Following the mysterious death of seven cattle near an oil field in Kansas, public health authorities are investigating whether oil drilling could be the cause.
In late December, seven dead cattle were found near an oil field in the Cimarron National Grassland, Kansas, and authorities believe that cows inhaled something toxic, prompting them to deny public access to the 2,500-acre Cimarron National Grassland until at least May.
Six of the cattle were discovered together in a low-lying area, while a seventh was found a short distance away, with local veterinarians identifying the ingestion or inhalation of something toxic leading to pulmonary edema or fluid in the lungs as a possible cause, though the cause of death has not been officially declared.

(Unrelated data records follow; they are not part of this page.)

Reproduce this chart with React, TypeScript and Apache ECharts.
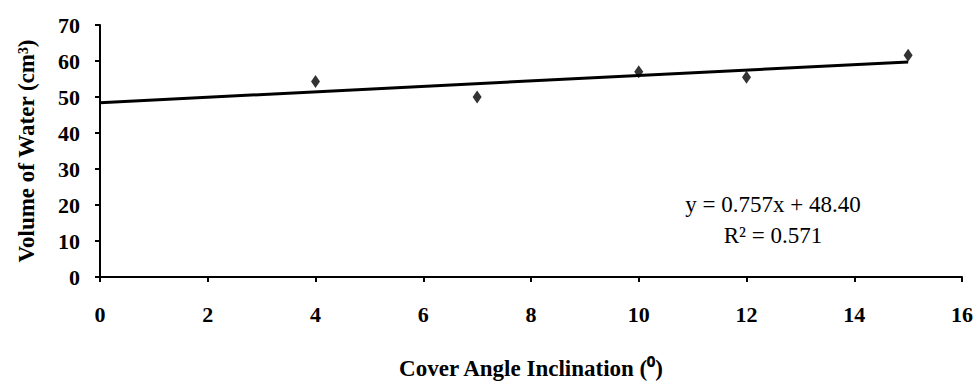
import React, { useEffect, useRef } from "react";
import * as echarts from "echarts";

const angles = [4, 7, 10, 12, 15];
const volumes = [54.3, 50.0, 57.0, 55.5, 61.6];
const slope = 0.757;
const intercept = 48.4;
const trendX = [0, 15];
const equationLines = ["y = 0.757x + 48.40", "R\u00B2 = 0.571"];

const FONT = "'Liberation Serif', 'Times New Roman', serif";

export default function App() {
  const ref = useRef<HTMLDivElement>(null);
  useEffect(() => {
    if (!ref.current) return;
    const chart = echarts.init(ref.current, undefined, { renderer: "svg" });
    const trend = trendX.map((x) => [x, intercept + slope * x]);
    chart.setOption({
      animation: false,
      backgroundColor: "#ffffff",
      grid: {
        left: 100,
        right: 16,
        top: 25,
        bottom: 104,
        containLabel: false,
        outerBoundsMode: "none",
      },
      xAxis: {
        type: "value",
        min: 0,
        max: 16,
        interval: 2,
        name: "Cover Angle Inclination (\u2070)",
        nameLocation: "middle",
        nameGap: 80,
        nameTextStyle: { fontFamily: FONT, fontWeight: "bold", fontSize: 23, color: "#000" },
        axisLine: { lineStyle: { color: "#000", width: 2 } },
        axisTick: { show: true, inside: false, length: 5, lineStyle: { color: "#000", width: 2 } },
        axisLabel: { fontFamily: FONT, fontWeight: "bold", fontSize: 22, color: "#000", margin: 26 },
        splitLine: { show: false },
      },
      yAxis: {
        type: "value",
        min: 0,
        max: 70,
        interval: 10,
        name: "Volume of Water (cm\u00B3)",
        nameLocation: "middle",
        nameGap: 62,
        nameRotate: 90,
        nameTextStyle: { fontFamily: FONT, fontWeight: "bold", fontSize: 23, color: "#000" },
        axisLine: { show: true, lineStyle: { color: "#000", width: 2 } },
        axisTick: { show: true, inside: false, length: 5, lineStyle: { color: "#000", width: 2 } },
        axisLabel: { fontFamily: FONT, fontWeight: "bold", fontSize: 22, color: "#000", margin: 20 },
        splitLine: { show: false },
      },
      series: [
        {
          type: "line",
          data: trend,
          showSymbol: false,
          symbol: "none",
          lineStyle: { color: "#000", width: 3 },
          z: 2,
        },
        {
          type: "scatter",
          data: angles.map((a, i) => [a, volumes[i]]),
          symbol: "diamond",
          symbolSize: [9, 13],
          itemStyle: { color: "#000" },
          z: 3,
        },
      ],
      graphic: equationLines.map((t, i) => ({
        type: "text",
        x: 773,
        y: 204 + i * 31,
        style: {
          text: t,
          fontFamily: FONT,
          fontSize: 23,
          fill: "#000",
          textAlign: "center",
          textVerticalAlign: "middle",
        },
      })),
    });
    return () => chart.dispose();
  }, []);
  return (
    <div
      ref={ref}
      style={{ position: "fixed", left: 0, top: 0, width: 978, height: 381 }}
    />
  );
}
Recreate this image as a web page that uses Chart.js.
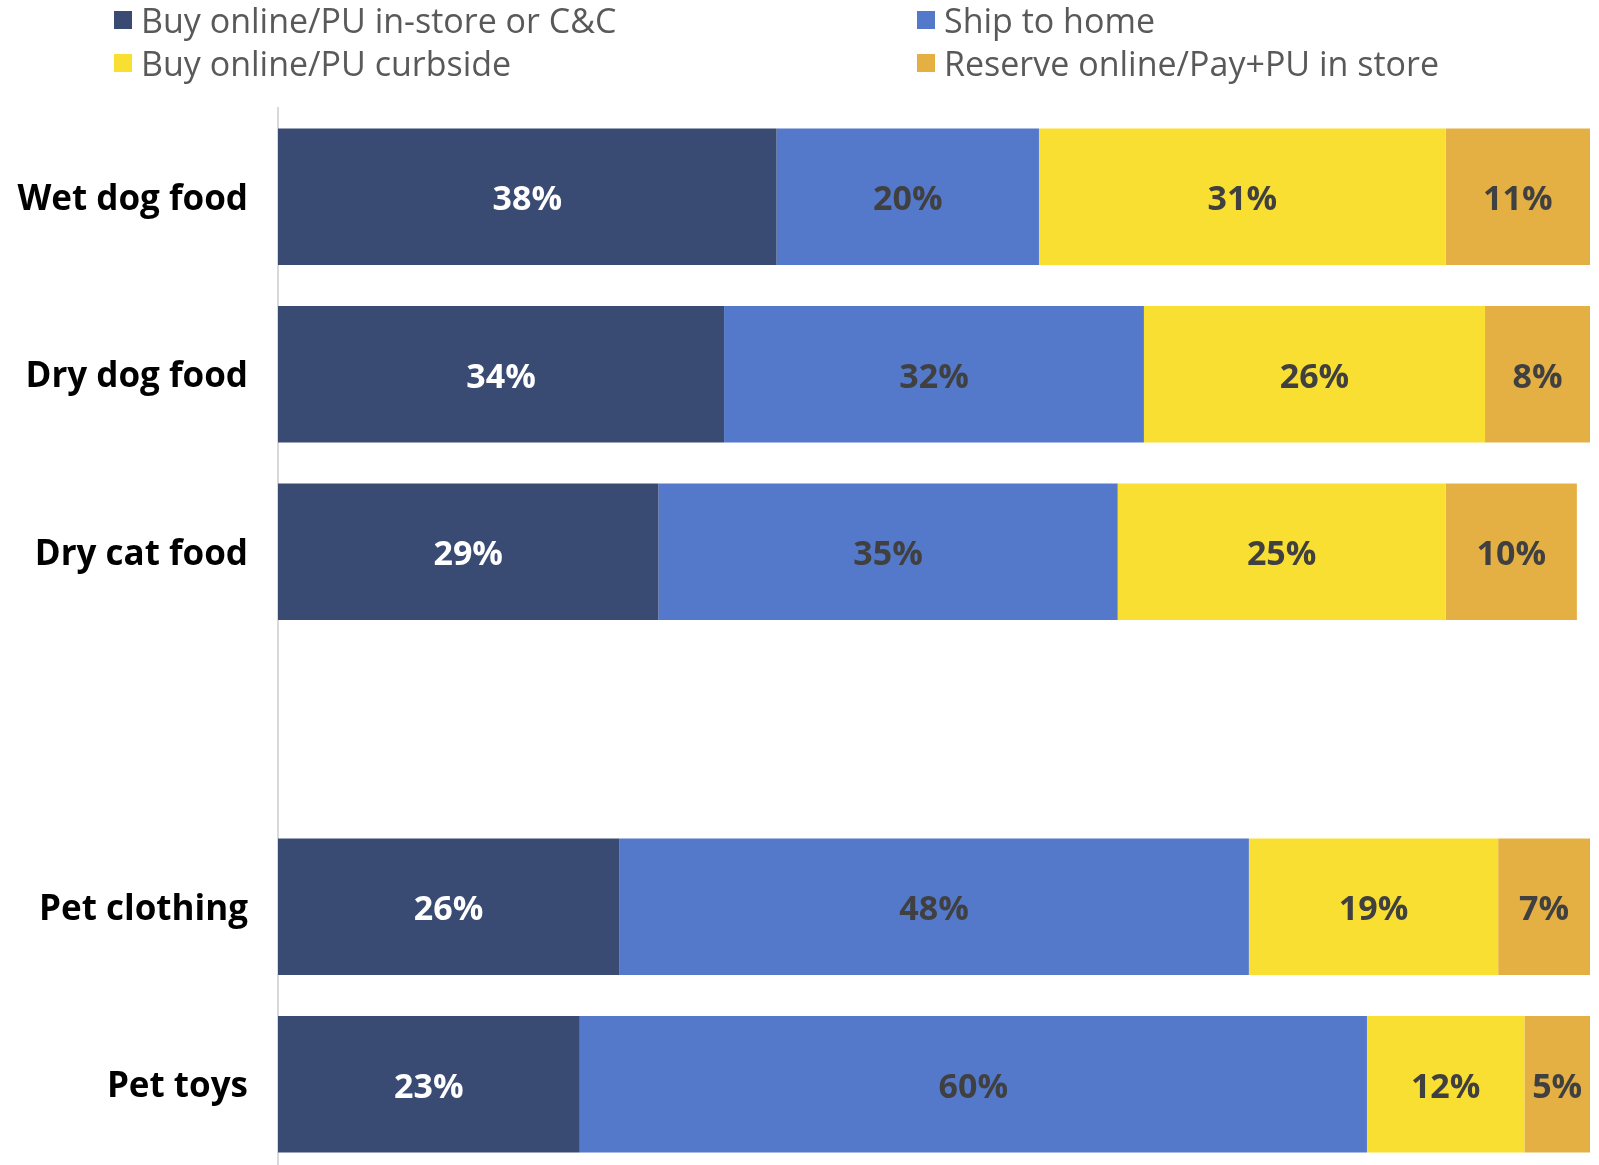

More specifically, they suspect the cattle may have inhaled hydrogen sulfide—a toxic gas that can be released in the oil and gas drilling process. They haven’t pinpointed the cause officially, but it was enough to implement an emergency order to halt public access to the area for a prolonged period.
While the general public is denied access to the grassland, oil and gas companies operating in the Stirrup Oil Field area here are still operational, including Anadarko Petroleum, Merit Energy and Argent Energy.
“It is kind of a unique situation we’re dealing with and I’m honestly afraid we’ll never find the answer,” local veterinarian Tera Barnhardt told media.
It would not be the first mysterious cattle deaths tentatively linked to oil and gas drilling.
In 2012, 140 cattle were exposed to fracking wastewater in northcentral Pennsylvania when an impoundment was breached. Approximately 70 cows died, and the remainder produced only 11 calves, of which three survived. Another 17 cows died in Louisiana that same year after being exposed to spilled fracking fluid, according to Cornell University.
In New Mexico, hair testing of sick cattle that grazed near well pads found petroleum residues in 54 of 56 animals.
“Cattle that have been exposed to wastewater (flowback and/or produced water) or affected well or pond water may have trouble breeding,” according to Veterinarian Michelle Bamberger and Cornell Professor Robert Oswalt in a 2012 peer study.
Over the past decade—and particularly since the shale boom—scholars and activists have attempted to link oil and gas drilling to negative impacts on the health of cattle through poisoning of the air, water and soil.
So far, they haven’t been as successful and they would like—and no one has definitively pinpointed the causes of these cattle death—but their message is this: Even though there are still many unknowns here, cattle deaths should in the very least serve as an early warning for humans.
What concerns Bamberger most is that exposed livestock are making their way into the food system—the potential consequences of which we would not see for many years to come.